## START Dataset extract

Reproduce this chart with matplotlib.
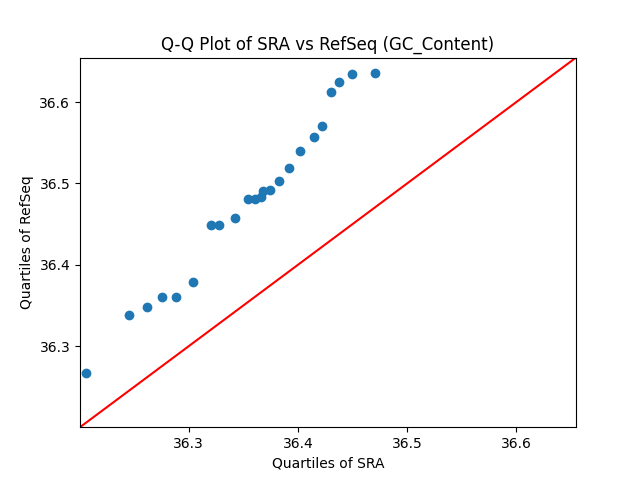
import matplotlib
matplotlib.use("Agg")
import matplotlib.pyplot as plt
import numpy as np

sra_quantiles = [36.2057, 36.2452, 36.2617, 36.2755, 36.2887, 36.3039, 36.3202, 36.3278,
                 36.3425, 36.3545, 36.3609, 36.3661, 36.3680, 36.3747, 36.3831, 36.3920,
                 36.4022, 36.4151, 36.4224, 36.4307, 36.4380, 36.4500, 36.4702]
refseq_quantiles = [36.2668, 36.3385, 36.3480, 36.3606, 36.3606, 36.3787, 36.4492, 36.4492,
                    36.4574, 36.4808, 36.4808, 36.4833, 36.4902, 36.4919, 36.5031, 36.5189,
                    36.5396, 36.5571, 36.5710, 36.6124, 36.6247, 36.6346, 36.6358]
limits = (36.2005, 36.6547)

fig, ax = plt.subplots(figsize=(6.4, 4.8), dpi=100)
ax.plot(sra_quantiles, refseq_quantiles, 'o', color='#1f77b4')
ax.plot(limits, limits, color='red', linewidth=1.5)
ax.set_xlim(*limits)
ax.set_ylim(*limits)
ax.set_xticks([36.3, 36.4, 36.5, 36.6])
ax.set_yticks([36.3, 36.4, 36.5, 36.6])
ax.set_xlabel('Quartiles of SRA')
ax.set_ylabel('Quartiles of RefSeq')
ax.set_title('Q-Q Plot of SRA vs RefSeq (GC_Content)')
fig.savefig('out.png', dpi=100)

## END Dataset extract

▶ Exercise description
Skipping the pictures, transcribe each line above exactly as it appears.

▶ Result below
Reproduce this chart with matplotlib.
import matplotlib
matplotlib.use("Agg")
import matplotlib.pyplot as plt
import numpy as np

sra_quantiles = [36.2057, 36.2452, 36.2617, 36.2755, 36.2887, 36.3039, 36.3202, 36.3278,
                 36.3425, 36.3545, 36.3609, 36.3661, 36.3680, 36.3747, 36.3831, 36.3920,
                 36.4022, 36.4151, 36.4224, 36.4307, 36.4380, 36.4500, 36.4702]
refseq_quantiles = [36.2668, 36.3385, 36.3480, 36.3606, 36.3606, 36.3787, 36.4492, 36.4492,
                    36.4574, 36.4808, 36.4808, 36.4833, 36.4902, 36.4919, 36.5031, 36.5189,
                    36.5396, 36.5571, 36.5710, 36.6124, 36.6247, 36.6346, 36.6358]
limits = (36.2005, 36.6547)

fig, ax = plt.subplots(figsize=(6.4, 4.8), dpi=100)
ax.plot(sra_quantiles, refseq_quantiles, 'o', color='#1f77b4')
ax.plot(limits, limits, color='red', linewidth=1.5)
ax.set_xlim(*limits)
ax.set_ylim(*limits)
ax.set_xticks([36.3, 36.4, 36.5, 36.6])
ax.set_yticks([36.3, 36.4, 36.5, 36.6])
ax.set_xlabel('Quartiles of SRA')
ax.set_ylabel('Quartiles of RefSeq')
ax.set_title('Q-Q Plot of SRA vs RefSeq (GC_Content)')
fig.savefig('out.png', dpi=100)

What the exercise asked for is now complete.